Chicken Yakitori with Broccoli

By

317 calories per serving

  • 4
  • 45 mins
  • 45 mins

Ingredients

  • 1/4 cup reduced-sodium soy sauce
  • 1/4 cup sake or dry sherry
  • 1/4 cup mirin
  • 1 tablespoon brown sugar
  • 2 teaspoons cornstarch
  • 2 teaspoons water
  • 1 pound broccoli crowns
  • 2 tablespoons peanut or canola oil
  • 1 bunch scallions, white and light green parts only
  • 1 pound boneless, skinless chicken thighs, trimmed

Preparation

Step 1

Preheat grill to medium or broiler to high.

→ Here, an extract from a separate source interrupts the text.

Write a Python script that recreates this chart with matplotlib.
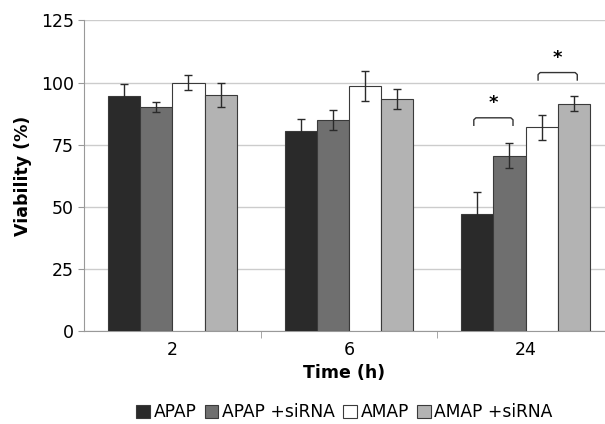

Combine soy sauce, sake (or sherry), mirin and brown sugar in a small saucepan. Bring to a boil over medium-high heat. Cook for 1 minute. Combine cornstarch with water; add to the pan and cook, stirring, for 1 minute. Remove from heat. Set aside a generous 1/4 cup of the sauce.

Cut broccoli into florets with 1- to 2-inch stems; toss with oil in a bowl. Thread through the stems onto four 10- to 12-inch skewers. Cut scallions into 1- to 2-inch pieces. Cut chicken crosswise into 1-inch strips. Fold each strip in half. Thread the folded chicken onto the remaining 4 skewers, alternating with the scallions. Generously brush both sides of the chicken skewers with the sauce from the pan.

Oil the grill rack (see Tip). Grill the skewers, turning once or twice, until the chicken is just cooked through and the broccoli is tender, 10 to 12 minutes total. Serve each portion with 1 tablespoon of the reserved sauce. (Broiler variation: Place the skewers on an oiled broiler pan or a wire rack set on a large baking sheet. Broil, turning once, 5 to 6 minutes per side.)